Don’t touch her, douchebag. I don’t trust you. Well, you’re dead. It’s a good thing I don’t believe the saying that dead men tell no tales. Fucker, you have a story, and I’m going to find out what it was.
“I’ll see you Monday,” Cartwright said.
“You don’t have to go.”
Yes, he does. Let him go.
“I do because if I stay here, I won’t stay on that couch.”
My teeth clenched as he wavered, not leaving, not moving.
She’s not kissing you goodbye. Leave.
It wasn’t like I hadn’t watched it numerous times. I knew the way it ended.
Kicking my boots against the shiny surface, the wheels on my chair spun as I rolled to another keyboard. Much like other cities, the city streets of Indianapolis as well as the state highways were constantly monitored by traffic cams. Local news crews used the cams for traffic reports. Weather crews used them to display road conditions. The city and state police had access to them to determin
e circumstances of accidents and incidents. Most of the time, the footage was retained on a cloud for thirty to sixty days before disappearing.
Nothing truly disappeared. The older recordings were simply more difficult to access.
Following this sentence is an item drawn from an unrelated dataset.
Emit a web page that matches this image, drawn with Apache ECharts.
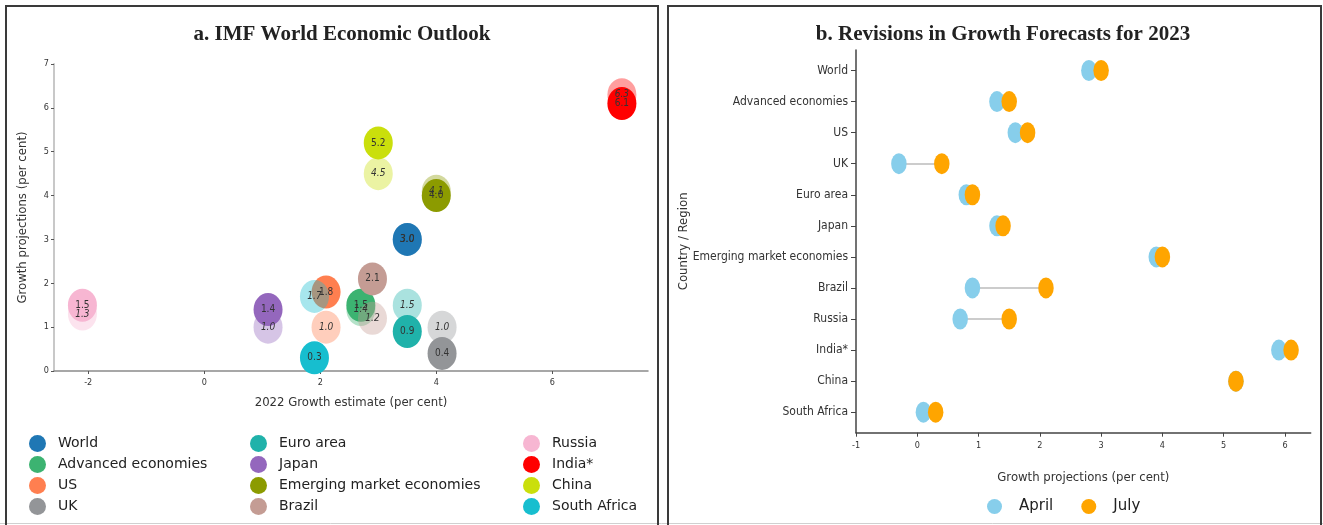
<!DOCTYPE html>
<html>
<head>
<meta charset="utf-8">
<script src="https://cdn.jsdelivr.net/npm/echarts@6/dist/echarts.min.js"></script>
<style>
  html, body { margin: 0; padding: 0; background: #fff; }
  #chart { width: 1323px; height: 525px; }
</style>
</head>
<body>
<div id="chart"></div>
<script>
// Countries / regions (shared by both panels)
const countries = ['World', 'Advanced economies', 'US', 'UK', 'Euro area', 'Japan',
  'Emerging market economies', 'Brazil', 'Russia', 'India*', 'China', 'South Africa'];

// Panel a: 2022 growth estimate vs projections (per cent)
const estimate2022   = [3.5, 2.7, 2.1, 4.1, 3.5, 1.1, 4.0, 2.9, -2.1, 7.2, 3.0, 1.9];
const projection2023 = [3.0, 1.5, 1.8, 0.4, 0.9, 1.4, 4.0, 2.1, 1.5, 6.1, 5.2, 0.3];
const projection2024 = [3.0, 1.4, 1.0, 1.0, 1.5, 1.0, 4.1, 1.2, 1.3, 6.3, 4.5, 1.7];
const countryColors = ['#1f77b4', '#3cb371', '#ff7f50', '#939598', '#20b2aa', '#9467bd',
  '#8c9b00', '#c49c94', '#f7b6d2', '#ff0000', '#cadf0c', '#17becf'];

// Panel b: 2023 growth forecasts, April vs July releases
const aprilForecast = [2.8, 1.3, 1.6, -0.3, 0.8, 1.3, 3.9, 0.9, 0.7, 5.9, 5.2, 0.1];
const julyForecast  = [3.0, 1.5, 1.8, 0.4, 0.9, 1.4, 4.0, 2.1, 1.5, 6.1, 5.2, 0.3];

// Tick values
const xTicksA = [-2, 0, 2, 4, 6];
const xTicksB = [-1, 0, 1, 2, 3, 4, 5, 6];

const ELLIPSE = 'path://M1,0A1,1,0,1,1,1,2A1,1,0,1,1,1,0Z';
const NARROW = "'Liberation Sans Narrow', 'DejaVu Sans Condensed', sans-serif";
const SERIF = "'Liberation Serif', 'DejaVu Serif', serif";

const chart = echarts.init(document.getElementById('chart'), null, { renderer: 'canvas' });

const bubbleLabel = {
  show: true, position: 'inside', color: '#333', fontSize: 10, fontFamily: NARROW,
  formatter: p => p.value[1].toFixed(1)
};

// one bubble series per country: faint 2024 point, then solid 2023 point
const bubbleSeries = countries.map((name, i) => ({
  type: 'scatter', name, xAxisIndex: 0, yAxisIndex: 0,
  symbol: ELLIPSE, symbolSize: [29, 33],
  itemStyle: { color: countryColors[i], opacity: 1 },
  label: bubbleLabel,
  emphasis: { disabled: true },
  data: [
    { value: [estimate2022[i], projection2024[i]],
      itemStyle: { color: echarts.color.modifyAlpha(countryColors[i], 0.38) },
      label: { fontStyle: 'italic' } },
    { value: [estimate2022[i], projection2023[i]] }
  ]
}));

const legendText = { fontSize: 14, fontFamily: "'DejaVu Sans', sans-serif", color: '#222', padding: [0, 0, 0, 7] };
const legendCol = (names, left) => ({
  data: names, left, top: 430, orient: 'vertical', icon: ELLIPSE,
  itemWidth: 17, itemHeight: 18, itemGap: 4, textStyle: legendText, selectedMode: false
});

const axisName = { fontSize: 13, fontFamily: NARROW, color: '#333' };

const option = {
  animation: false,
  title: [
    { text: 'a. IMF World Economic Outlook', left: 337, top: 19, textAlign: 'center',
      textStyle: { fontFamily: SERIF, fontWeight: 'bold', fontSize: 21, color: '#222' } },
    { text: 'b. Revisions in Growth Forecasts for 2023', left: 998, top: 19, textAlign: 'center',
      textStyle: { fontFamily: SERIF, fontWeight: 'bold', fontSize: 21, color: '#222' } }
  ],
  legend: [
    legendCol(countries.slice(0, 4), 24),
    legendCol(countries.slice(4, 8), 245),
    legendCol(countries.slice(8, 12), 518),
    { data: ['April', 'July'], left: 982, top: 494, icon: ELLIPSE, itemWidth: 15, itemHeight: 16,
      itemGap: 28, selectedMode: false,
      textStyle: { fontSize: 15, fontFamily: "'DejaVu Sans', sans-serif", color: '#222', padding: [0, 0, 0, 12] } }
  ],
  grid: [
    { left: 54, right: 675, top: 64, bottom: 154 },
    { left: 856, right: 12.3, top: 50, bottom: 92.3 }
  ],
  xAxis: [
    { gridIndex: 0, type: 'value', min: -2.59, max: 7.65,
      name: '2022 Growth estimate (per cent)', nameLocation: 'middle', nameGap: 25,
      nameMoveOverlap: false, nameTextStyle: axisName,
      axisLine: { onZero: false, lineStyle: { color: '#8a8a8a', width: 1.5 } },
      axisTick: { show: true, length: 3, lineStyle: { color: '#555' }, customValues: xTicksA },
      axisLabel: { fontSize: 9, fontFamily: NARROW, color: '#333', margin: 7, customValues: xTicksA },
      splitLine: { show: false } },
    { gridIndex: 1, type: 'value', min: -1, max: 6.42,
      name: 'Growth projections (per cent)', nameLocation: 'middle', nameGap: 38,
      nameMoveOverlap: false, nameTextStyle: axisName,
      axisLine: { onZero: false, lineStyle: { color: '#444', width: 1.5 } },
      axisTick: { show: true, length: 4, lineStyle: { color: '#444' }, customValues: xTicksB },
      axisLabel: { fontSize: 9, fontFamily: NARROW, color: '#333', margin: 8, customValues: xTicksB },
      splitLine: { show: false } }
  ],
  yAxis: [
    { gridIndex: 0, type: 'value', min: 0, max: 7, interval: 1,
      name: 'Growth projections (per cent)', nameLocation: 'middle', nameGap: 25,
      nameMoveOverlap: false, nameTextStyle: axisName,
      axisLine: { show: true, onZero: false, lineStyle: { color: '#c8c8c8', width: 2 } },
      axisTick: { show: true, length: 3, lineStyle: { color: '#555' } },
      axisLabel: { fontSize: 9, fontFamily: NARROW, color: '#333', margin: 5 },
      splitLine: { show: false } },
    { gridIndex: 1, type: 'value', inverse: true, min: -0.66, max: 11.66,
      name: 'Country / Region', nameLocation: 'middle', nameGap: 166,
      nameMoveOverlap: false, nameTextStyle: axisName,
      axisLine: { show: true, onZero: false, lineStyle: { color: '#444', width: 1.5 } },
      axisTick: { show: true, length: 5, lineStyle: { color: '#444' }, customValues: countries.map((c, i) => i) },
      axisLabel: { fontSize: 12, fontFamily: NARROW, color: '#333', margin: 8,
        customValues: countries.map((c, i) => i), formatter: v => countries[v] },
      splitLine: { show: false } }
  ],
  series: [
    ...bubbleSeries,
    { type: 'lines', coordinateSystem: 'cartesian2d', xAxisIndex: 1, yAxisIndex: 1, z: 1,
      lineStyle: { color: '#cccccc', width: 2, opacity: 1 }, silent: true,
      data: countries.map((c, i) => ({ coords: [[aprilForecast[i], i], [julyForecast[i], i]] })) },
    { type: 'scatter', name: 'April', xAxisIndex: 1, yAxisIndex: 1, z: 3,
      symbol: ELLIPSE, symbolSize: [15.5, 21], itemStyle: { color: '#87ceeb', opacity: 1 },
      emphasis: { disabled: true },
      data: countries.map((c, i) => [aprilForecast[i], i]) },
    { type: 'scatter', name: 'July', xAxisIndex: 1, yAxisIndex: 1, z: 4,
      symbol: ELLIPSE, symbolSize: [15.5, 21], itemStyle: { color: '#ffa500', opacity: 1 },
      emphasis: { disabled: true },
      data: countries.map((c, i) => [julyForecast[i], i]) }
  ],
  graphic: [
    { type: 'rect', shape: { x: 6, y: 6, width: 652, height: 530 }, silent: true,
      style: { fill: 'none', stroke: '#3a3a3a', lineWidth: 2 } },
    { type: 'rect', shape: { x: 668, y: 6, width: 653, height: 530 }, silent: true,
      style: { fill: 'none', stroke: '#3a3a3a', lineWidth: 2 } },
    { type: 'line', shape: { x1: 0, y1: 523.5, x2: 1323, y2: 523.5 }, silent: true, z: -1,
      style: { stroke: '#d0d0d0', lineWidth: 1 } }
  ]
};

chart.setOption(option);
</script>
</body>
</html>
As my fingers raced across the keyboard, I knew I was still within the accessible time period. It was only a matter of finding the right cameras and time stamps.
Within a few minutes, I found the right system of feeds, carefully labeled by intersection or highway exit. “Well, thank you for not even trying to make this difficult.”
On another screen, I pulled up the map of Indianapolis proper and studied the streets. The quickest route, especially late at night, from Laurel’s house to Cartwright’s apartment on the north side would be Forty-sixth Street to North Meridian until he reached Carmel.
The neighborhood streets were tougher. Not all were monitored, only major intersections.
Forty-sixth and Meridian was an option. I pulled up that feed entering the time Cartwright left Laurel’s house. It didn’t take long. “There you are,” I said aloud to the grainy image. Cartwright’s black truck was easy to spot.
My back straightened. “What the fuck?” Cartwright didn’t head north on Meridian after visiting Laurel. He went south. “Where the fuck are you going?”
Pushing off, my chair rolled back to the screen with the footage of Laurel’s house. Clicking that off, I pulled up Cartwright’s apartment.
Why had I never verified that he’d gone home?
A quick glance upward at the sleeping woman wearing my shirt was my answer.
I hadn’t given a shit about Cartwright.
Laurel was my only concern.
Pulling up the coverage of Cartwright’s apartment, I rewound to the night in question. Once there, I sped up the video. It didn’t take watching in real time to show me that the fucker never made it to his place, not until the sun was rising. And then it was a quick shower and a change of clothes before he was out the door again.
“You’re on your way to that coffee shop. Where had you been?”